British Columbia

B.C.'s Cowichan River in danger of drying up

The Cowichan River could run bone dry before the end of the month if rain doesn't start falling by the bucketful, raising concerns for environmentalists, municipal officials and representatives of the nearby paper mill.

Record-breaking drought threatens salmon runs

The bone-dry Cowichan River is putting salmon runs in jeopardy. (Associated Press/Canadian Press/Hobbit Hill Films)

The Cowichan River could run bone dry before the end of the month if rain doesn't start falling by the bucketful, raising concerns for environmentalists, municipal officials and representatives of the nearby paper mill.

The record-breaking drought could drastically impede spawning salmon runs, put the local pulp mill's operations in jeopardy and even affect the village of Crofton's water supply, says a local sport fisherman and longtime champion of the Cowichan river ecosystem on Vancouver Island.

How the situation got to this point appears to be a combination of unusually dry weather and a water management system that has stakeholders on all sides pointing fingers.

"It is truly sad that it takes a disaster to get people moving, [and] this is a disaster waiting to happen," said Paul Rickard, an avid sport fisherman and longtime champion of Cowichan River ecosystems.

'A challenging judgment call'

Decades ago, a weir — a kind of dam — was built where Cowichan Lake flows into Cowichan River to meet two goals: first, to maintain the flow of the river and second, to keep sufficient water in the lake as long as possible.

But as the Cowichan Watershed Board notes on its website, in the late summer and early fall, when the water levels drop, both those goals can't be met.

"Management of the weir becomes a challenging judgment call in which the lake level, discharge rate in the river, salmon priorities, and rainfall predictions are all factors which must be juggled," the board says.

A set of rules govern how much water would be released into the river from the lake.
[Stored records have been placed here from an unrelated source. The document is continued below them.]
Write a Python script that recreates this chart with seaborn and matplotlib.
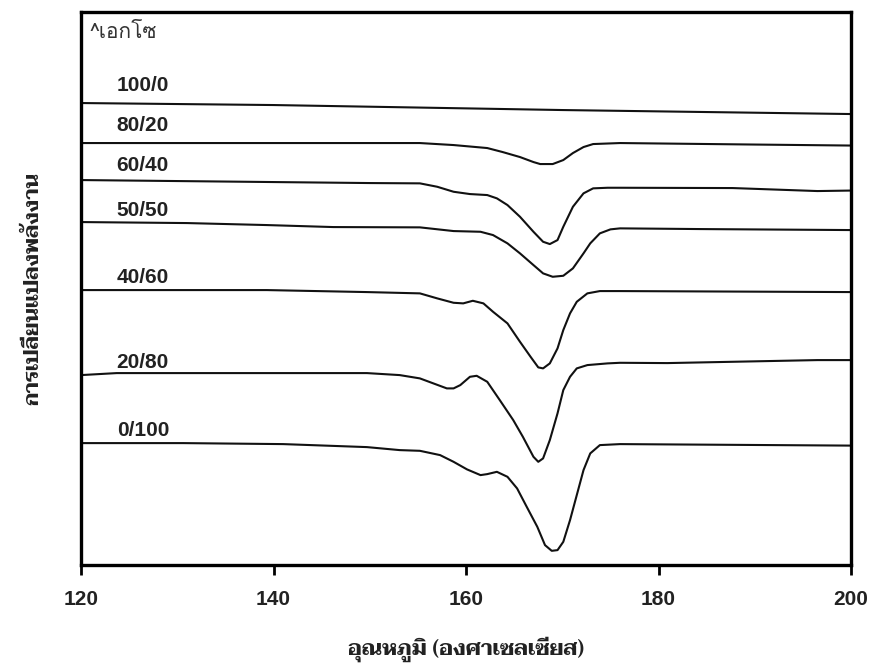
import matplotlib
matplotlib.use("Agg")
import matplotlib.pyplot as plt
import numpy as np
import pandas as pd
import seaborn as sns

# DSC thermograms of blends (ratio labels), heat flow in arbitrary units, offset per curve
ratio_labels = ["100/0", "80/20", "60/40", "50/50", "40/60", "20/80", "0/100"]

temp_100_0 = [120, 140, 158, 170, 185, 200]
flow_100_0 = [46.2, 46.0, 45.7, 45.5, 45.3, 45.1]

temp_80_20 = [120, 140, 150, 155.2, 158.7, 162.2, 163.8, 165.6, 167.0, 167.7, 169.0, 170.1,
              171.1, 172.2, 173.2, 176.0, 190, 200]
flow_80_20 = [42.2, 42.2, 42.2, 42.2, 42.0, 41.7, 41.3, 40.8, 40.3, 40.1, 40.1, 40.5,
              41.2, 41.8, 42.1, 42.2, 42.05, 41.95]

temp_60_40 = [120, 130, 140, 150, 155.2, 157.0, 158.7, 160.4, 162.2, 163.2, 164.3, 165.6,
              167.0, 168.0, 168.7, 169.5, 170.1, 171.1, 172.2, 173.2, 174.7, 176.0, 187.7,
              196.5, 200]
flow_60_40 = [38.5, 38.4, 38.3, 38.2, 38.17, 37.83, 37.33, 37.1, 37.0, 36.67, 36.0, 34.83,
              33.33, 32.33, 32.1, 32.5, 33.83, 35.83, 37.17, 37.67, 37.73, 37.73, 37.7,
              37.4, 37.45]

temp_50_50 = [120, 131.0, 139.3, 146.2, 155.2, 158.7, 161.5, 162.8, 164.3, 165.6, 167.0,
              168.0, 169.0, 170.1, 171.1, 172.2, 172.9, 173.9, 175.0, 176.0, 184.3, 200]
flow_50_50 = [34.3, 34.2, 34.0, 33.8, 33.77, 33.4, 33.33, 33.0, 32.17, 31.17, 30.0,
              29.17, 28.83, 28.93, 29.67, 31.17, 32.17, 33.17, 33.57, 33.67, 33.6, 33.5]

temp_40_60 = [120, 132.4, 139.3, 149.7, 155.2, 157.0, 158.7, 159.7, 160.7, 161.8, 162.8,
              164.3, 165.6, 166.7, 167.5, 168.0, 168.7, 169.5, 170.1, 170.8, 171.5, 172.6,
              173.9, 176.0, 200]
flow_40_60 = [27.5, 27.5, 27.5, 27.3, 27.17, 26.67, 26.23, 26.17, 26.43, 26.17, 25.33,
              24.17, 22.33, 20.83, 19.77, 19.67, 20.17, 21.67, 23.5, 25.17, 26.33, 27.17,
              27.4, 27.4, 27.3]

temp_20_80 = [120, 123.7, 132.4, 149.7, 153.1, 155.2, 156.6, 158.0, 158.7, 159.4, 160.4,
              161.1, 162.2, 163.5, 164.9, 165.9, 167.0, 167.5, 168.0, 168.7, 169.5, 170.1,
              170.8, 171.5, 172.6, 174.7, 176.0, 180.9, 196.5, 200]
flow_20_80 = [19.0, 19.2, 19.2, 19.2, 19.0, 18.67, 18.17, 17.67, 17.67, 18.0, 18.83,
              18.93, 18.33, 16.5, 14.5, 12.83, 10.83, 10.33, 10.67, 12.5, 15.17, 17.5,
              18.83, 19.67, 20.0, 20.17, 20.23, 20.2, 20.5, 20.5]

temp_0_100 = [120, 130.6, 141.0, 149.7, 153.1, 155.2, 157.3, 158.7, 160.1, 161.5, 162.2,
              163.2, 164.3, 165.3, 166.3, 167.4, 168.2, 168.9, 169.5, 170.1, 170.8, 171.5,
              172.2, 172.9, 173.9, 176.0, 200]
flow_0_100 = [12.2, 12.2, 12.1, 11.8, 11.5, 11.43, 11.0, 10.33, 9.57, 9.0, 9.1, 9.33,
              8.83, 7.67, 5.83, 3.83, 2.0, 1.43, 1.5, 2.33, 4.5, 7.0, 9.5, 11.17, 12.0,
              12.1, 11.95]

# label anchor heights (same units as heat flow)
label_heights = [48.0, 44.0, 40.0, 35.5, 28.8, 20.3, 13.5]

x_ticks = [120, 140, 160, 180, 200]
x_label = "อุณหภูมิ (องศาเซลเซียส)"
y_label = "การเปลี่ยนแปลงพลังงาน"
exo_note = "^เอกโซ"

series = [
    (temp_100_0, flow_100_0), (temp_80_20, flow_80_20), (temp_60_40, flow_60_40),
    (temp_50_50, flow_50_50), (temp_40_60, flow_40_60), (temp_20_80, flow_20_80),
    (temp_0_100, flow_0_100),
]
frames = [pd.DataFrame({"temp": t, "flow": f, "ratio": lab})
          for lab, (t, f) in zip(ratio_labels, series)]
df = pd.concat(frames, ignore_index=True)

sns.set_style("ticks")
plt.rcParams["font.family"] = ["Liberation Sans", "DejaVu Sans"]

fig = plt.figure(figsize=(8.72, 6.68), dpi=100)
ax = fig.add_axes([0.093, 0.154, 0.883, 0.828])

for lab in ratio_labels:
    sns.lineplot(data=df[df["ratio"] == lab], x="temp", y="flow", sort=False,
                 estimator=None, color="#111111", linewidth=1.5, ax=ax,
                 solid_joinstyle="round", solid_capstyle="round")

for lab, h in zip(ratio_labels, label_heights):
    ax.text(123.7, h, lab, fontsize=15, fontweight="bold", va="center", ha="left",
            color="#222222", family=["Liberation Sans", "DejaVu Sans"])

ax.text(120.9, 53.3, exo_note, fontsize=15, va="center", ha="left", color="#333333",
        family=["Loma", "Sarabun", "DejaVu Sans"])

ax.set_xlim(120, 200)
ax.set_ylim(0, 55.3)
ax.set_xticks(x_ticks)
ax.set_xticklabels([str(v) for v in x_ticks], fontsize=15, fontweight="bold")
ax.set_yticks([])
ax.tick_params(axis="x", direction="out", length=7, width=2, pad=11, colors="black")
for lbl in ax.get_xticklabels():
    lbl.set_color("#222222")

for side in ["left", "right", "top", "bottom"]:
    ax.spines[side].set_visible(True)
    ax.spines[side].set_linewidth(2.4)
    ax.spines[side].set_color("black")

thai_serif = ["Norasi", "Kinnari", "Taviraj", "Trirong", "DejaVu Sans"]
ax.set_xlabel(x_label, fontsize=15.5, fontweight="bold", family=thai_serif, labelpad=20,
              color="#222222")
ax.set_ylabel(y_label, fontsize=15, fontweight="bold", family=thai_serif, labelpad=28,
              color="#222222")

fig.savefig("out.png", dpi=100)
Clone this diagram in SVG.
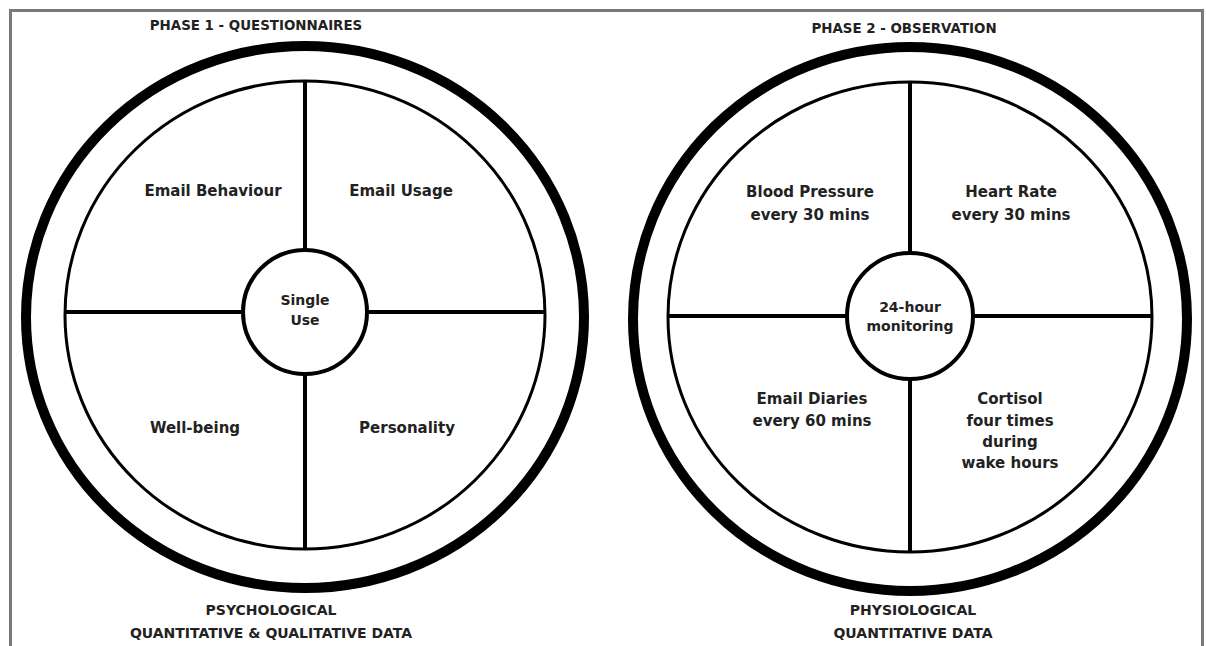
<svg xmlns="http://www.w3.org/2000/svg" width="1206" height="646" viewBox="0 0 1206 646">
<style>
.frame{fill:none;stroke:#7a7a7a;stroke-width:3}
.outer{fill:none;stroke:#000;stroke-width:10}
.inner{fill:none;stroke:#000;stroke-width:3}
.hub{fill:#fff;stroke:#000;stroke-width:4}
.ln{stroke:#000;stroke-width:4}
text{font-family:"DejaVu Sans","Liberation Sans",sans-serif;fill:#222;text-anchor:middle}
.q{font-size:15px;font-weight:bold}
.t{font-size:13.4px;font-weight:bold}
.f{font-size:14px;font-weight:bold}
.c{font-size:14px;font-weight:bold}
</style>
<rect width="1206" height="646" fill="#fff"/>
<path class="frame" d="M10.5 650 V10.5 H1202.5 V650"/>
<g id="left">
  <ellipse class="outer" cx="305" cy="317" rx="279" ry="271"/>
  <ellipse class="inner" cx="305" cy="315" rx="240" ry="234"/>
</g>
<g id="right">
  <ellipse class="outer" cx="910" cy="319" rx="277" ry="272"/>
  <ellipse class="inner" cx="910" cy="317" rx="242" ry="235"/>
</g>
<g id="connectors">
  <line class="ln" x1="65" y1="312" x2="243" y2="312"/>
  <line class="ln" x1="367" y1="312" x2="545" y2="312"/>
  <line class="ln" x1="305" y1="81" x2="305" y2="250"/>
  <line class="ln" x1="305" y1="374" x2="305" y2="549"/>
  <line class="ln" x1="668" y1="316" x2="847" y2="316"/>
  <line class="ln" x1="973" y1="316" x2="1152" y2="316"/>
  <line class="ln" x1="910" y1="82" x2="910" y2="253"/>
  <line class="ln" x1="910" y1="379" x2="910" y2="552"/>
</g>
<g id="hub1"><circle class="hub" cx="305" cy="312" r="62"/><text class="c" x="305" y="305">Single</text><text class="c" x="305" y="325">Use</text></g>
<g id="hub2"><circle class="hub" cx="910" cy="316" r="63"/><text class="c" x="910" y="312">24-hour</text><text class="c" x="910" y="331">monitoring</text></g>
<g id="title1"><text class="t" x="256" y="30">PHASE 1 - QUESTIONNAIRES</text></g>
<g id="title2"><text class="t" x="904" y="33">PHASE 2 - OBSERVATION</text></g>
<g id="emailbehaviour"><text class="q" x="213" y="196">Email Behaviour</text></g>
<g id="emailusage"><text class="q" x="401" y="196">Email Usage</text></g>
<g id="wellbeing"><text class="q" x="195" y="433">Well-being</text></g>
<g id="personality"><text class="q" x="407" y="433">Personality</text></g>
<g id="bp"><text class="q" x="810" y="197">Blood Pressure</text><text class="q" x="810" y="220">every 30 mins</text></g>
<g id="hr"><text class="q" x="1011" y="197">Heart Rate</text><text class="q" x="1011" y="220">every 30 mins</text></g>
<g id="diaries"><text class="q" x="812" y="404">Email Diaries</text><text class="q" x="812" y="426">every 60 mins</text></g>
<g id="cortisol"><text class="q" x="1010" y="404">Cortisol</text><text class="q" x="1010" y="426">four times</text><text class="q" x="1010" y="447">during</text><text class="q" x="1010" y="468">wake hours</text></g>
<g id="foot1"><text class="f" x="271" y="615">PSYCHOLOGICAL</text><text class="f" x="271" y="638">QUANTITATIVE &amp; QUALITATIVE DATA</text></g>
<g id="foot2"><text class="f" x="913" y="615">PHYSIOLOGICAL</text><text class="f" x="913" y="638">QUANTITATIVE DATA</text></g>
</svg>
The idea is to use the lake as a giant reservoir to collect snow melt and rain for times when the river is running low.

Catalyst Paper has a license with the province to open and close the weir at certain times of the year in order to keep its Crofton pulp and paper mill operating downstream.

Rickard said things went wrong this year.

"Here we are in the driest fall on record and no water stored in the lake," he said. "Now we're facing potentially significant fish loss."

'A very difficult situation'

Rickard complained that local officials have bent to the will of cottagers on Cowichan Lake who don't like high water levels because it means they lose their beaches.

Brian Houle, Catalyst environment manager, said the company, too, is concerned about the rapidly drying river.

"We are heading towards — and each week we'll be closer to — a very difficult situation," he said.

Catalyst has been struggling financially in recent years and the last thing the company wants to do is be forced to suspend mill operations until there is more water available.

Brennan Clarke, spokesman for the forests ministry, said the government has presented a possible solution.

Catalyst holds a licence right now and could agree to change the conditions of that licence or, Clarke noted, the Cowichan Valley Regional District could take out another licence which would allow for higher water levels in the lake.

But Catalyst has said it has no plans to change its licence, and the district hasn't applied for another licence.

"It's been made abundantly clear to the Cowichan Valley Regional District that they could apply for this second licence but they haven't done it," Clarke said.

"They probably have their own reasons for that."

Weir management

Rob Hutchins, chairman of the regional district, said the watershed board has recommended the district apply for the licence and that will be discussed.

But he noted: "There is a fairly lengthy process to apply for that … there are some costs involved and a significant amount of time as well."

Hutchins brushed aside accusations the regional district would tread lightly on taking out a water licence to avoid the wrath of lakefront property owners angry about the possibility of losing their beaches.

"This is not raising the weir," he said. "This is better managing the weir."

He suggested it's up to the province to do what it takes to look after the environment.

Forests Minister Steve Thomson said in a statement that the suggested modifications have been made to the flow of water between the lake and the river are false.

"Whether additional water can be stored in the Cowichan Lake is not determined on a whim or gamble, but is governed by the conditions of the existing water licence" with Catalyst, the statement said.

In fact, he said in 2008 a public meeting confirmed local residents wanted the licence conditions honoured.

"The province does not believe it should unilaterally alter long-standing agreements on water usage, but is willing to help facilitate a community-derived solution, endorsed by local government with the proper water licences in place."

Healthier watersheds

Brian Tutty, a retired biologist with the Department of Fisheries and Oceans with 37 years of work on the Cowichan River, said it's time someone showed leadership on the issue.

"It's not how low can you go and what's safe to go lower," he said. "It's why do we have to when we have the biggest reservoir on the Island?"

Tutty said the solutions are there, but it all comes down to politics.

"If we can keep everybody moving towards an active, well-managed watershed with capacity to sustain droughts, everybody has a healthier watersheds," he said.

"But fighting over the issues and finding blame is not helpful."